At first glance, vz61 is overbuilt for 32ACP. Loaded with 20 rounds, it weighs as much as a Browning Hi-Power. I viewed it as a mere curiosity until the first range trip. At the range, I discovered the two major uses for the Scorpion. The first one is “fun” — it has been consistently the most popular pistol among my friends of the many I brought to share. The reasons for the popularity are obvious: vz61 is easy to shoot well. The gun is stone-cold reliable: I ran over 400 rounds of ball and hollow point ammunition of several brands through it and have yet to see a malfunction. Dan Brown, the owner of vz61 importer Czechpoint, said that his select-fire Scorpion is at 4000 rounds now and he has yet to see a glitch. The trigger, after a lengthy take-up, is light and crisp. The sight radius of full 6 inches and the fixed barrel provide surprising accuracy. Recoil is very light, closer to a rimfire pistol than to a centerfire gun.
Considering the machine pistol origins of this gun, the accuracy has been quite surprising. The group above represents a full 20-shot magazine emptied fairly briskly, without support. The A-zone full-size silhouette target can be reliably hit out to 20 yards, the silhouette itself out to 50.

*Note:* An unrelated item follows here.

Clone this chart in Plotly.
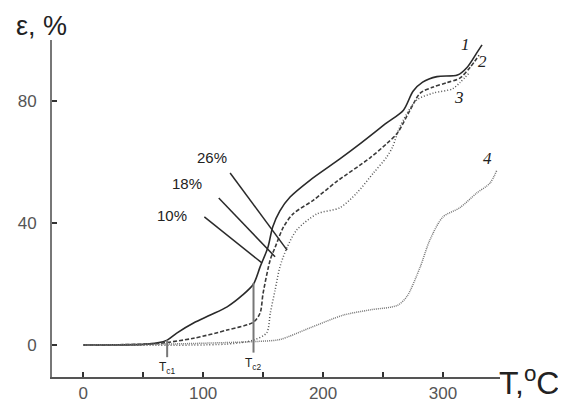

This exceptionally low recoil and the light-weight recoil spring make this gun idea for the second use, self-defense for recoil-sensitive people.While 32ACP is generally considered a poor stopper, vz61 makes the most of that cartridge. Muzzle velocity from the 4.5″ barrel is about 1050fps with ball (70-100fps greater than from pocket pistols) and higher with hollow points. And the full 20+1 rounds can be delivered rapidly and accurately. The gun can be fired as any other pistol, with one or two hands on the pistol grip, or by holding the magazine with the weak hand and using a stretched lanyard as an additional support point. Although shipped by Czechpoint with a belt/leg convertible holster, this gun is probably more suited for off-body carry, such as with this Gun Tote’n Mamas holster purse.
Nice review, Oleg. The .32ACP is often scoffed at as being a mere “mousegun” caliber. The mousegun you have with you, however, is infinitely more effective than the Desert Eagle .50 at home in your safe. In the mousegun spectrum, there is often a choice between a .32 and a .380, the .32 often giving you at least one more round in capacity compared to the same size gun in .380 (the Kel-Tec P32 vs the P3AT is such an example). Scientific analysis (in contrast to gun shop bravado) shows that the terminal ballistics performance of the two calibers is virtually the same. See: http://www.brassfetcher.com/index_files/Page921.htm
I’ve talked to a couple of people who have this as their bedside pistol for just those reasons: light recoil and a lot of shots on target fast.
As I understand, this gun was well liked by a number of Cold War era Eastern European special forces units for one major reason: the low recoil of the 7.65 Browning made the gun very controllable on full auto. A solder could but a burst of fire into a man size target at extended ranges. Compared to a 9mm or 7.62×25 sub-gun, where a burst might start on target but very quickly end up shooting over the target. What the 7.65 might lack in single shot performance it makes up for by putting more rounds into the target.